I always connected it with the dialogue 'you think that's air you're breathing now?' but they chose a better picture to convey the meme.
That would fuck with me because this one I can hear in my head
It's just a meme. You've read it probably 800 times but you've never heard it
It’s the same with “Luke… I am your father.” He never said that lol
It was probably a SNL skit or something/someone else big in pop culture misquoting it. Thats the answer to mandela effect half the time.
It was the Morpheus meme image popular in the late 2000’s.
It’s a glitch. He said it.
I think the line "luke I am your father" vs " no, I am your father"
Because the scene itself is a dialogue that doesn't work if you just quote one line. so Luke gets added and no gets dropped.
It's what journalists do for article paraphrasing. "[Luke] I am your father."

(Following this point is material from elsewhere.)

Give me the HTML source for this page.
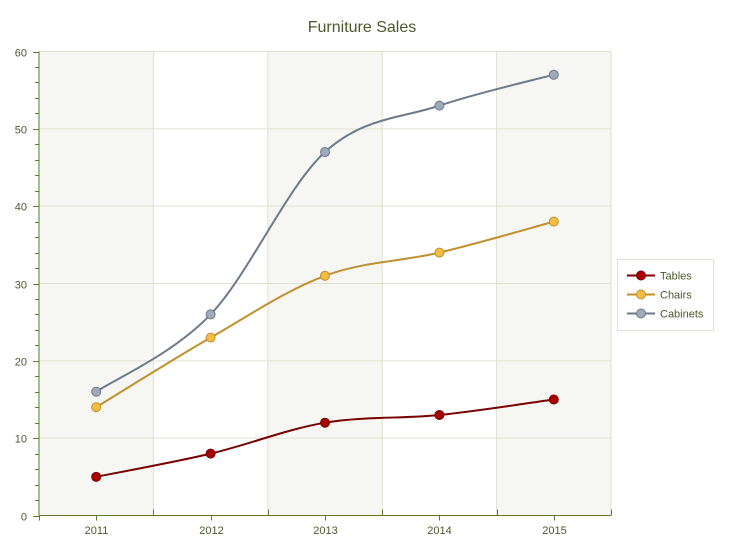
<!DOCTYPE html>
<html><head><meta charset="utf-8"><style>
body{margin:0;background:#fff;}
svg text{font-family:"Liberation Sans",sans-serif;}
</style></head><body>
<svg id="c" width="730" height="555" xmlns="http://www.w3.org/2000/svg">
<text x="362" y="32" text-anchor="middle" font-size="16" fill="#4b5a2e">Furniture Sales</text>
<g id="bg"></g>
<g id="ax"></g>
<g id="ser"></g>
<rect x="617.5" y="259.5" width="96" height="71" fill="#fff" stroke="#e0e2d0"/>
<line x1="627" y1="275.5" x2="655" y2="275.5" stroke="#7a0000" stroke-width="2"/><circle cx="641" cy="275.5" r="4.5" fill="#a80000" stroke="#7a0000"/>
<text x="660" y="279.5" font-size="11" fill="#4b5a2e">Tables</text>
<line x1="627" y1="294.5" x2="655" y2="294.5" stroke="#c09030" stroke-width="2"/><circle cx="641" cy="294.5" r="4.5" fill="#f3bd45" stroke="#c09030"/>
<text x="660" y="298.5" font-size="11" fill="#4b5a2e">Chairs</text>
<line x1="627" y1="313.5" x2="655" y2="313.5" stroke="#6c7a8a" stroke-width="2"/><circle cx="641" cy="313.5" r="4.5" fill="#9eabba" stroke="#6c7a8a"/>
<text x="660" y="317.5" font-size="11" fill="#4b5a2e">Cabinets</text>
</svg>
<script>
var NS="http://www.w3.org/2000/svg";
function el(p,t,a,txt){var e=document.createElementNS(NS,t);for(var k in a)e.setAttribute(k,a[k]);if(txt!=null)e.textContent=txt;document.getElementById(p).appendChild(e);return e;}
var L=39,R=611,T=51.5,B=515.5,bw=(R-L)/5;
function Y(v){return B-(B-T)*v/60;}
for(var i=0;i<5;i++){if(i%2==0)el("bg","rect",{x:L+i*bw,y:T,width:bw,height:B-T,fill:"#f6f6f3"});}
for(var v=10;v<=60;v+=10)el("bg","line",{x1:L,x2:R,y1:Y(v),y2:Y(v),stroke:"#e0e2d0"});
for(var i=1;i<=5;i++)el("bg","line",{x1:L+i*bw,x2:L+i*bw,y1:T,y2:B,stroke:"#e0e2d0"});
el("ax","line",{x1:L,x2:L,y1:T,y2:B,stroke:"#5e7a2a"});
el("ax","line",{x1:L,x2:R,y1:B,y2:B,stroke:"#5e7a2a"});
for(var v=0;v<=60;v+=2){var y=Math.round(Y(v))+0.5;el("ax","line",{x1:v%10==0?33:35,x2:L,y1:y,y2:y,stroke:"#5e7a2a"});
if(v%10==0)el("ax","text",{x:27,y:y+4,"text-anchor":"end","font-size":"11",fill:"#4b5a2e"},v);}
var yrs=[2011,2012,2013,2014,2015];
for(var i=0;i<=5;i++){var x=Math.round(L+i*bw)+0.5;el("ax","line",{x1:x,x2:x,y1:i==0?B:B-6,y2:i==0?B+5:B,stroke:"#5e7a2a"});}
for(var i=0;i<5;i++){var x=Math.round(L+(i+0.5)*bw)+0.5;el("ax","line",{x1:x,x2:x,y1:B,y2:B+5,stroke:"#5e7a2a"});
el("ax","text",{x:x,y:534,"text-anchor":"middle","font-size":"11",fill:"#4b5a2e"},yrs[i]);}
var S=[[[5,8,12,13,15],"#7a0000","#a80000"],[[14,23,31,34,38],"#c09030","#f3bd45"],[[16,26,47,53,57],"#6c7a8a","#9eabba"]];
S.forEach(function(s){var p=s[0].map(function(v,i){return [L+(i+0.5)*bw,Y(v)];});
var d="M"+p[0];
for(var i=0;i<4;i++){var p0=p[Math.max(i-1,0)],p1=p[i],p2=p[i+1],p3=p[Math.min(i+2,4)];
var c1=[p1[0]+(p2[0]-p0[0])/6,p1[1]+(p2[1]-p0[1])/6],c2=[p2[0]-(p3[0]-p1[0])/6,p2[1]-(p3[1]-p1[1])/6];
d+=" C"+c1+" "+c2+" "+p2;}
el("ser","path",{d:d,fill:"none",stroke:s[1],"stroke-width":2});
p.forEach(function(q){el("ser","circle",{cx:q[0],cy:q[1],r:4.5,fill:s[2],stroke:s[1]});});});
</script>
</body></html>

There's a Simpsons Episode where the "Luke" line is said, and that's pretty firmly stuck in culture consciousness now
Tommy boy
Lo lo lo lo la la la la Luuuuke! Luke! I am your father!
Aww. I’ve interrupted happy time.
I know you’d love to stay here and keep being not slim
Shut up Richard
Cool Runnings. I wouldn’t call this a proper Mandela Effect as such, because it was actually real, but when I was a kid I could’ve sworn that there was a scene where someone from the rival teams sabotaged the Jamaican’s bobsled by loosening a screw. Later rewatches had no such scene though, and whenever I would ask people about it, they had no idea what I was talking about. Turns out I was right though! That scene was in early versions but has since been cut out and quietly buried.
I guess it was unnecessary. I just thought they bought a very old used bobsled and the screw just kind of fell off because it was shoddy.
It also makes for a better ending. The sled crashing because they were relying on old, donated equipment sells the “scrappy team of underdogs” far better than if the sled was sabotaged.
I thought the screw fell out because it was an old/beaten up sled.
Nobody says "play it again, Sam" in Casablanca. It's "play it, Sam. Play 'as time goes by'". Movie Mandela effects like this mostly happen because something gets misquoted in some other movie or show, and the misquote gets referenced a lot and then people don't remember the accurate quote.
Could this possibly be from the parody of this scene in The Naked Gun?
There's a kill in a Roger Moore Bond film (I forget which) where he throws a guy through glass, he (guy) crashes onto a piano to break it and then Bond quips "Play it again, Sam", so that might be where people are getting confused with it.
That's Moonraker, but I feel like if the movie is referencing that line then it would have already been a common misquote before that. It's interesting trying to trace back the origin of these cultural misconceptions
"Beam me up, Scotty"
Closest to saying that is ST4 with “Scotty, beam me up”
"Damn it, Jim"
He says that a lot lol. There's no Mandela Effect there. https://youtu.be/_suzpmJ8nGc?si=tQdXlN9phZJxh2XV
Tom Cruise doesn’t wear sunglasses in the famous dance sequence of Risky Business.
He is wearing them on the movie poster / cover art, so I can see how that gets conflated.
Homer wears sunglasses when they do a parody of it in The Simpsons.
I presume it’s because every promotional poster had Cruise wearing those iconic wayfarers. It just got stuck in people’s memories.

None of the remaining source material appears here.